Do you have memories of any of these restaurants? Please share them in the Comments section if you do.

The website has additional information on several Little Rock restaurants from those days. Here are a few of the listings:

— “Snappy Service, affectionately known as just Snappy’s, at Seventh and Broadway. Before you drove into Snappy’s, you stopped a couple of blocks away and detached the vacuum line to your carburetor. Then your engine would lope as you drove through. All the parking was covered, and the cover acted like a megaphone so a loping engine echoed and shook the ground. I don’t even remember if Snappy’s had inside seating. If they did, nobody ever went there. You couldn’t see and be seen if you were inside. Snappy’s had the first carhops in Arkansas, and before long every drive-in followed suit. Snappy Service was a chain based in Indiana. It went out of business in 1983. Closest thing now is Sonic. According to Sandra Mizumoto Posey, who holds a doctorate in folklore from UCLA, the word “carhop” dates back to the early 1920s when servers at the Pig Stand Drive-In (on U.S. 80 in the Dallas-Fort Worth area) would hop onto an automobile’s running board to deliver food. Running boards disappeared after World War II, but the carhop lives on.”
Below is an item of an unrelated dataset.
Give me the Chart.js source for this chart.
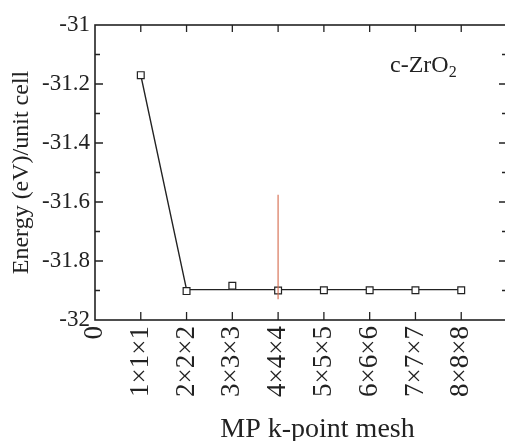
<!DOCTYPE html>
<html>
<head>
<meta charset="utf-8">
<script src="https://cdn.jsdelivr.net/npm/chart.js@4.4.1/dist/chart.umd.min.js"></script>
<style>
  html, body { margin: 0; padding: 0; overflow: hidden; background: #fff; }
  #wrap { width: 520px; height: 441px; }
</style>
</head>
<body>
<div id="wrap"><canvas id="convChart"></canvas></div>
<script>
// k-point meshes and total energies (eV per unit cell)
const meshLabels = ['1×1×1', '2×2×2', '3×3×3', '4×4×4', '5×5×5', '6×6×6', '7×7×7', '8×8×8'];
const meshIndex = [1, 2, 3, 4, 5, 6, 7, 8];
const energy = [-31.17, -31.902, -31.884, -31.9, -31.899, -31.899, -31.899, -31.899];
// connecting curve
const curveEnergy = [-31.17, -31.897, -31.897, -31.897, -31.897, -31.897, -31.897, -31.897];
// marker for the chosen mesh
const chosenMesh = [4, 4];
const chosenRange = [-31.575, -31.93];

const SERIF = "'Liberation Serif', 'Times New Roman', serif";
const INK = '#222';

const toPoints = (xs, ys) => xs.map((x, i) => ({ x: x, y: ys[i] }));

// inward ticks, box frame and the text inside/below the plot
const framePlugin = {
    id: 'frame',
    afterDraw(chart) {
        const { ctx, chartArea: a, scales } = chart;
        const x = scales.x, y = scales.y;
        ctx.save();
        ctx.strokeStyle = INK;
        ctx.lineWidth = 1.6;
        ctx.strokeRect(a.left, a.top, a.right - a.left, a.bottom - a.top);

        ctx.lineWidth = 1.3;
        ctx.beginPath();
        meshIndex.forEach(m => {
            const px = x.getPixelForValue(m);
            ctx.moveTo(px, a.bottom); ctx.lineTo(px, a.bottom - 8);
            ctx.moveTo(px, a.top); ctx.lineTo(px, a.top + 7);
        });
        for (let i = 1; i < 10; i++) {
            const v = -32 + i * 0.1;
            const py = y.getPixelForValue(v);
            const len = i % 2 === 0 ? 8 : 5;
            ctx.moveTo(a.left, py); ctx.lineTo(a.left + len, py);
            ctx.moveTo(a.right, py); ctx.lineTo(a.right - len, py);
        }
        ctx.stroke();

        // compound label
        ctx.fillStyle = INK;
        ctx.textBaseline = 'alphabetic';
        ctx.font = '24px ' + SERIF;
        const lx = a.right - 117, ly = a.top + 47;
        ctx.fillText('c-ZrO', lx, ly);
        const w = ctx.measureText('c-ZrO').width;
        ctx.font = '16px ' + SERIF;
        ctx.fillText('2', lx + w, ly + 5);

        // x axis title
        ctx.font = '28px ' + SERIF;
        ctx.textAlign = 'center';
        ctx.fillText('MP k-point mesh', a.left + (a.right - a.left) * 0.54, 437);
        ctx.restore();
    }
};

const chart = new Chart(document.getElementById('convChart'), {
    type: 'line',
    data: {
        datasets: [
            {
                label: 'chosen',
                data: toPoints(chosenMesh, chosenRange),
                borderColor: 'rgba(214, 110, 80, 0.75)',
                borderWidth: 1.5,
                pointRadius: 0,
                order: 0
            },
            {
                label: 'E',
                data: toPoints(meshIndex, energy),
                showLine: false,
                pointStyle: 'rect',
                pointRadius: 4.8,
                pointBorderWidth: 1.2,
                pointBorderColor: INK,
                pointBackgroundColor: '#fff',
                order: 1
            },
            {
                label: 'curve',
                data: toPoints(meshIndex, curveEnergy),
                borderColor: INK,
                borderWidth: 1.4,
                pointRadius: 0,
                tension: 0,
                order: 2
            }
        ]
    },
    options: {
        responsive: true,
        maintainAspectRatio: false,
        animation: false,
        layout: { padding: { top: 25, right: 13, left: 0, bottom: 0 } },
        plugins: { legend: { display: false }, tooltip: { enabled: false } },
        scales: {
            x: {
                type: 'linear',
                min: 0,
                max: 9,
                grid: { display: false, drawTicks: false },
                border: { display: false },
                afterFit: s => { s.height = 121; },
                afterBuildTicks: s => { s.ticks = [0, ...meshIndex].map(v => ({ value: v })); },
                ticks: {
                    autoSkip: false,
                    minRotation: 90,
                    maxRotation: 90,
                    padding: 6,
                    color: INK,
                    font: { family: SERIF, size: 27 },
                    callback: v => v === 0 ? '0' : (meshLabels[v - 1] || '')
                }
            },
            y: {
                min: -32,
                max: -31,
                grid: { display: false, drawTicks: false },
                border: { display: false },
                afterFit: s => { s.width = 95; },
                ticks: {
                    stepSize: 0.2,
                    padding: 5,
                    color: INK,
                    font: { family: SERIF, size: 23 },
                    callback: v => String(Number(v.toFixed(1)))
                },
                title: {
                    display: true,
                    text: 'Energy (eV)/unit cell',
                    color: INK,
                    font: { family: SERIF, size: 24 },
                    padding: { top: 7, bottom: 0 }
                }
            }
        }
    },
    plugins: [framePlugin]
});
</script>
</body>
</html>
— “Lido: There were three Lidos in the early 1950s, owned by the same people. Lido Cafeteria at 615 Main, Lido Inn at 103 Roosevelt and Lido Minute Man at 407 Broadway. Wes Hall bought the Broadway location and turned it into Wes Hall’s Minute Man, the Main Street cafeteria closed and by 1959 the Lido Inn at Main and Roosevelt was the only one remaining.”

— “Hank’s Dog House at two locations, 1714 Main in North Little Rock and 3614 Roosevelt in Little Rock, for after-the-prom impressions. Despite the name, Hank’s was upscale and featured steaks served by suited waiters on white tablecloths and fine china. For many years, it had the only oyster bar in Arkansas.”

— “Herb’s Barbecue started out at Markham and Van Buren and later moved to Fair Park Boulevard on the first curve north of Asher. Not as good as The Shack (Herb’s sauce was less tomato, contained mustard, wasn’t as spicy). Herb’s was closer than The Shack, though, and they had bulk takeout with a family pack that included everything you needed to make your own sandwiches. So lots of families, including mine, often went to Herb’s after church to buy the makings to take home.”

We’ll end with Browning’s. We’ve written about Browning’s a couple of times recently and are still hoping for that promised reopening later this fall.

Merritt writes, “After the movie, three steaming soft corn tortillas, a pat of butter and hot sauce. Ten cents. When I get to heaven, I’ll know I’m there because that will be on the menu, and I’ll have a pocket full of dimes.”

I do love those hot tortillas with butter. My south Texas wife used to tell me it was a “gringo thing” to put butter on tortillas. Then, she tried it and liked it. And we’ve never claimed Brownings was a Mexican restaurant. It wasn’t even Tex-Mex. It was Ark-Mex, and we miss it.